Yes, a permanently orbiting Mars Ferry requires matching velocities. It is really a grandiose scheme and is intended for making many round trips to Mars with some idea of having a long-term commitment to Mars exploration. Perhaps, several such Ferries could be in orbit so that cargo trips could be made separate from manned transfers or even better have plants growing to make food, oxygen, and recycle water. We are a long ways from any such grandiose scheme.

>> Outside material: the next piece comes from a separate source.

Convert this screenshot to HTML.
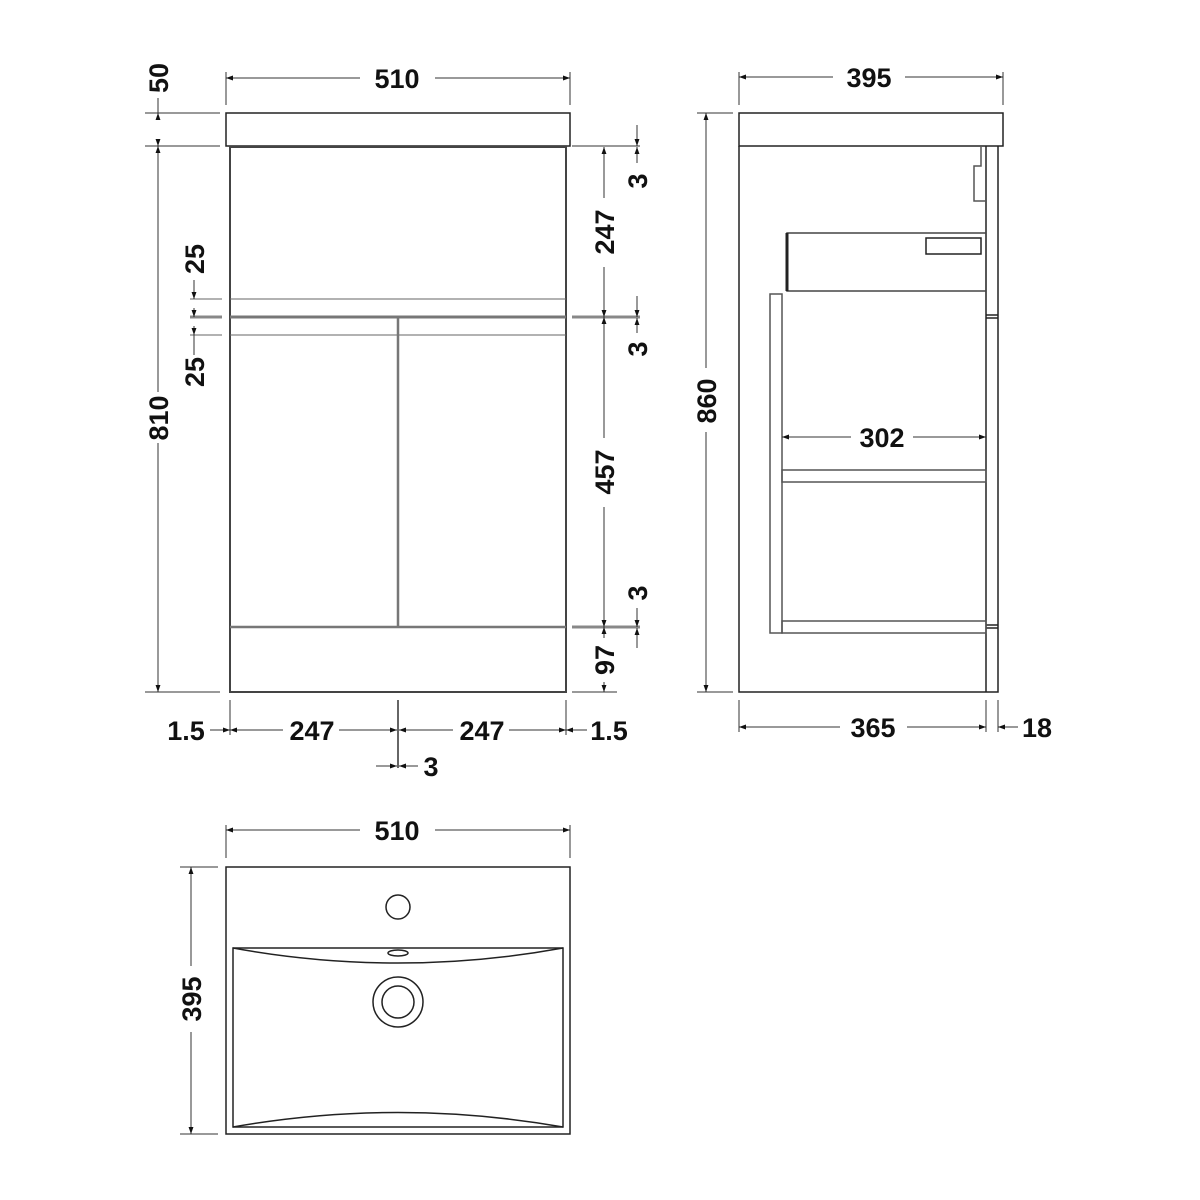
<!DOCTYPE html>
<html><head><meta charset="utf-8"><style>
html,body{margin:0;padding:0;background:#fff;}
svg{display:block;}
text{font-family:"Liberation Sans",sans-serif;font-weight:bold;font-size:27px;fill:#111;}
</style></head><body>
<svg width="1200" height="1200" viewBox="0 0 1200 1200" xmlns="http://www.w3.org/2000/svg">
<defs>
<marker id="a" viewBox="0 0 10 10" refX="10" refY="5" markerWidth="9" markerHeight="7" orient="auto-start-reverse" markerUnits="userSpaceOnUse">
<path d="M0,1.5 L10,5 L0,8.5 z" fill="#111"/></marker>
</defs>
<g fill="none" stroke="#222" stroke-width="1.5">
<rect x="226" y="113" width="344" height="33"/>
<rect x="230" y="147" width="336" height="545" stroke="#444" stroke-width="2"/>
<line x1="230" y1="299" x2="566" y2="299" stroke="#666" stroke-width="1"/>
<line x1="230" y1="317" x2="566" y2="317" stroke="#777" stroke-width="3"/>
<line x1="230" y1="335" x2="566" y2="335" stroke="#666" stroke-width="1"/>
<line x1="398" y1="317" x2="398" y2="627" stroke="#777" stroke-width="2.5"/>
<line x1="230" y1="627" x2="566" y2="627" stroke="#777" stroke-width="2.5"/>
</g>
<g stroke="#333" stroke-width="1" fill="none">
<line x1="226" y1="72" x2="226" y2="105"/><line x1="570" y1="72" x2="570" y2="105"/>
<line x1="226" y1="78" x2="360" y2="78" marker-start="url(#a)"/>
<line x1="435" y1="78" x2="570" y2="78" marker-end="url(#a)"/>
<line x1="145" y1="113" x2="220" y2="113"/><line x1="145" y1="146" x2="220" y2="146"/>
<line x1="158" y1="98" x2="158" y2="113" />
<line x1="158" y1="120" x2="158" y2="113" marker-end="url(#a)"/>
<line x1="158" y1="140" x2="158" y2="146" marker-end="url(#a)"/>
<line x1="158" y1="146" x2="158" y2="392" marker-start="url(#a)"/>
<line x1="158" y1="443" x2="158" y2="692" marker-end="url(#a)"/>
<line x1="145" y1="692" x2="220" y2="692"/>
<line x1="190" y1="299" x2="222" y2="299" stroke="#666"/>
<line x1="190" y1="317" x2="222" y2="317" stroke="#888" stroke-width="3"/>
<line x1="190" y1="335" x2="222" y2="335" stroke="#666"/>
<line x1="194" y1="280" x2="194" y2="299" marker-end="url(#a)"/>
<line x1="194" y1="308" x2="194" y2="317" marker-end="url(#a)"/>
<line x1="194" y1="326" x2="194" y2="335" marker-end="url(#a)"/>
<line x1="194" y1="355" x2="194" y2="335"/>
<line x1="572" y1="146" x2="640" y2="146"/>
<line x1="572" y1="317" x2="640" y2="317" stroke="#888" stroke-width="3"/>
<line x1="572" y1="627" x2="640" y2="627" stroke="#888" stroke-width="3"/>
<line x1="572" y1="692" x2="617" y2="692"/>
<line x1="604" y1="198" x2="604" y2="147" marker-end="url(#a)"/>
<line x1="604" y1="267" x2="604" y2="317" marker-end="url(#a)"/>
<line x1="604" y1="438" x2="604" y2="317" marker-end="url(#a)"/>
<line x1="604" y1="507" x2="604" y2="627" marker-end="url(#a)"/>
<line x1="604" y1="638" x2="604" y2="627" marker-end="url(#a)"/>
<line x1="604" y1="682" x2="604" y2="692" marker-end="url(#a)"/>
<line x1="637" y1="125" x2="637" y2="146" marker-end="url(#a)"/>
<line x1="637" y1="163" x2="637" y2="147" marker-end="url(#a)"/>
<line x1="637" y1="296" x2="637" y2="317" marker-end="url(#a)"/>
<line x1="637" y1="333" x2="637" y2="318" marker-end="url(#a)"/>
<line x1="637" y1="608" x2="637" y2="627" marker-end="url(#a)"/>
<line x1="637" y1="648" x2="637" y2="628" marker-end="url(#a)"/>
<line x1="230" y1="700" x2="230" y2="735"/>
<line x1="398" y1="700" x2="398" y2="768" stroke="#666" stroke-width="2"/>
<line x1="566" y1="700" x2="566" y2="735"/>
<line x1="210" y1="730" x2="230" y2="730" marker-end="url(#a)"/>
<line x1="283" y1="730" x2="230" y2="730" marker-end="url(#a)"/>
<line x1="339" y1="730" x2="397" y2="730" marker-end="url(#a)"/>
<line x1="453" y1="730" x2="399" y2="730" marker-end="url(#a)"/>
<line x1="509" y1="730" x2="566" y2="730" marker-end="url(#a)"/>
<line x1="587" y1="730" x2="566" y2="730" marker-end="url(#a)"/>
<line x1="376" y1="766" x2="397" y2="766" marker-end="url(#a)"/>
<line x1="418" y1="766" x2="399" y2="766" marker-end="url(#a)"/>
</g>
<g>
<text x="397" y="88" text-anchor="middle">510</text>
<text transform="translate(168,78) rotate(-90)" text-anchor="middle">50</text>
<text transform="translate(168,418) rotate(-90)" text-anchor="middle">810</text>
<text transform="translate(204,259) rotate(-90)" text-anchor="middle">25</text>
<text transform="translate(204,372) rotate(-90)" text-anchor="middle">25</text>
<text transform="translate(614,232) rotate(-90)" text-anchor="middle">247</text>
<text transform="translate(614,472) rotate(-90)" text-anchor="middle">457</text>
<text transform="translate(614,660) rotate(-90)" text-anchor="middle">97</text>
<text transform="translate(647,181) rotate(-90)" text-anchor="middle">3</text>
<text transform="translate(647,349) rotate(-90)" text-anchor="middle">3</text>
<text transform="translate(647,593) rotate(-90)" text-anchor="middle">3</text>
<text x="186" y="740" text-anchor="middle">1.5</text>
<text x="312" y="740" text-anchor="middle">247</text>
<text x="482" y="740" text-anchor="middle">247</text>
<text x="609" y="740" text-anchor="middle">1.5</text>
<text x="431" y="776" text-anchor="middle">3</text>
</g>
<g fill="none" stroke="#222" stroke-width="1.5">
<rect x="739" y="113" width="264" height="33"/>
<polyline points="739,146 739,692 998,692 998,146"/>
<line x1="986" y1="146" x2="986" y2="692"/>
<line x1="986" y1="315" x2="998" y2="315"/><line x1="986" y1="318" x2="998" y2="318"/>
<line x1="986" y1="625" x2="998" y2="625"/><line x1="986" y1="628" x2="998" y2="628"/>
<polyline points="981,146 981,166 974,166 974,201 986,201" stroke="#555"/>
<rect x="787" y="233" width="199" height="58" stroke="#444"/>
<line x1="787" y1="233" x2="787" y2="291" stroke-width="3"/>
<rect x="926" y="238" width="55" height="16"/>
<rect x="770" y="294" width="12" height="339" stroke="#555"/>
<rect x="782" y="470" width="204" height="12" stroke="#555"/>
<rect x="782" y="621" width="204" height="12" stroke="#555"/>
</g>
<g stroke="#333" stroke-width="1" fill="none">
<line x1="739" y1="72" x2="739" y2="105"/><line x1="1003" y1="72" x2="1003" y2="105"/>
<line x1="739" y1="77" x2="833" y2="77" marker-start="url(#a)"/>
<line x1="905" y1="77" x2="1003" y2="77" marker-end="url(#a)"/>
<line x1="697" y1="113" x2="733" y2="113"/><line x1="697" y1="692" x2="733" y2="692"/>
<line x1="706" y1="113" x2="706" y2="368" marker-start="url(#a)"/>
<line x1="706" y1="432" x2="706" y2="692" marker-end="url(#a)"/>
<line x1="739" y1="700" x2="739" y2="732"/><line x1="986" y1="700" x2="986" y2="732"/><line x1="998" y1="700" x2="998" y2="732"/>
<line x1="739" y1="727" x2="840" y2="727" marker-start="url(#a)"/>
<line x1="907" y1="727" x2="986" y2="727" marker-end="url(#a)"/>
<line x1="1018" y1="727" x2="998" y2="727" marker-end="url(#a)"/>
<line x1="782" y1="437" x2="851" y2="437" marker-start="url(#a)"/>
<line x1="913" y1="437" x2="986" y2="437" marker-end="url(#a)"/>
</g>
<g>
<text x="869" y="87" text-anchor="middle">395</text>
<text transform="translate(716,401) rotate(-90)" text-anchor="middle">860</text>
<text x="873" y="737" text-anchor="middle">365</text>
<text x="1037" y="737" text-anchor="middle">18</text>
<text x="882" y="447" text-anchor="middle">302</text>
</g>
<g fill="none" stroke="#222" stroke-width="1.5">
<rect x="226" y="867" width="344" height="267"/>
<rect x="233" y="948" width="330" height="179"/>
<path d="M233,948 Q398,978 563,948"/>
<path d="M233,1127 Q398,1098 563,1127"/>
<circle cx="398" cy="907" r="12"/>
<ellipse cx="398" cy="953" rx="10" ry="3"/>
<circle cx="398" cy="1002" r="25"/>
<circle cx="398" cy="1002" r="16"/>
</g>
<g stroke="#333" stroke-width="1" fill="none">
<line x1="226" y1="825" x2="226" y2="858"/><line x1="570" y1="825" x2="570" y2="858"/>
<line x1="226" y1="830" x2="360" y2="830" marker-start="url(#a)"/>
<line x1="435" y1="830" x2="570" y2="830" marker-end="url(#a)"/>
<line x1="180" y1="867" x2="218" y2="867"/><line x1="180" y1="1134" x2="218" y2="1134"/>
<line x1="191" y1="867" x2="191" y2="966" marker-start="url(#a)"/>
<line x1="191" y1="1032" x2="191" y2="1134" marker-end="url(#a)"/>
</g>
<text x="397" y="840" text-anchor="middle">510</text>
<text transform="translate(201,999) rotate(-90)" text-anchor="middle">395</text>
</svg>
</body></html>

We are a long way from affording a manned presence in low earth orbit, a moon base, and manned exploration to Mars all at the same time. If there was no such as war and defense budgets, we could afford hundreds of billions of dollar for space exploration. Instead, the NASA budget is about $20 billion per year. As others on this thread have pointed out the realistic options are limited. As others have pointed out that the ISS experiments have not generated any astounding science and if there is something there-there, it can probably be done automatically. I remember in the old Willy Ley books he envisioned manned space stations as doing communications and weather, but now we have automated satellites that can do communications, weather, GPS, earth resource research, atmospheric studies, astronomy, etc. much cheaper than humans. At $20 billion per year it is time to move on and get more bang for the buck.
 
Yes, a permanently orbiting Mars Ferry requires matching velocities.
But again, what does it gain you to match velocities with something that's heading to Mars? Once you do that you're also going to be going to Mars even before you dock and move onto the Ferry. You won't save fuel, time, resources, or anything I can think of.
 
So do the other stake holders jettison the 8 US modules, lease them, buy them or do we nudge it toward Mars as a rendevous point for outgoing and returning vehicles to resupply on their transits?
 
But again, what does it gain you to match velocities with something that's heading to Mars? Once you do that you're also going to be going to Mars even before you dock and move onto the Ferry. You won't save fuel, time, resources, or anything I can think of.

You are not launching the main structure every time out of the gravity well at Earth and Mars.
 
But again, what does it gain you to match velocities with something that's heading to Mars? Once you do that you're also going to be going to Mars even before you dock and move onto the Ferry. You won't save fuel, time, resources, or anything I can think of.

This is actually a pretty interesting problem in orbital mechanics.

Aldrin Cycler
 
But again, what does it gain you to match velocities with something that's heading to Mars? Once you do that you're also going to be going to Mars even before you dock and move onto the Ferry. You won't save fuel, time, resources, or anything I can think of.

Room, equipment that is only required for the transfer (such as excise machines). Also emergency provisions, spare equipment and a lifeboat.

You could also dock a supply viehcle that launched around the same time as a passenger vehicle, this would allow you to reduce the amount of supplies that you carried from earth. On the return trip all the supplies you need will also be waiting for you, so you don’t need to haul them off mars either.
 
Room, equipment that is only required for the transfer (such as excise machines). Also emergency provisions, spare equipment and a lifeboat.
That could be true. Launching a smaller rocket just to catch up to the Ferry and then having more room for the trip would be a benefit.

I wonder how often the Ferry in orbit around the sun would align with Earth and Mars in such a way to make it even possible to get there, and how long after that would it align for a trip home?
 
That could be true. Launching a smaller rocket just to catch up to the Ferry and then having more room for the trip would be a benefit.

I wonder how often the Ferry in orbit around the sun would align with Earth and Mars in such a way to make it even possible to get there, and how long after that would it align for a trip home?

There is more than one solution to the problem, so there are different rendezvous intervals.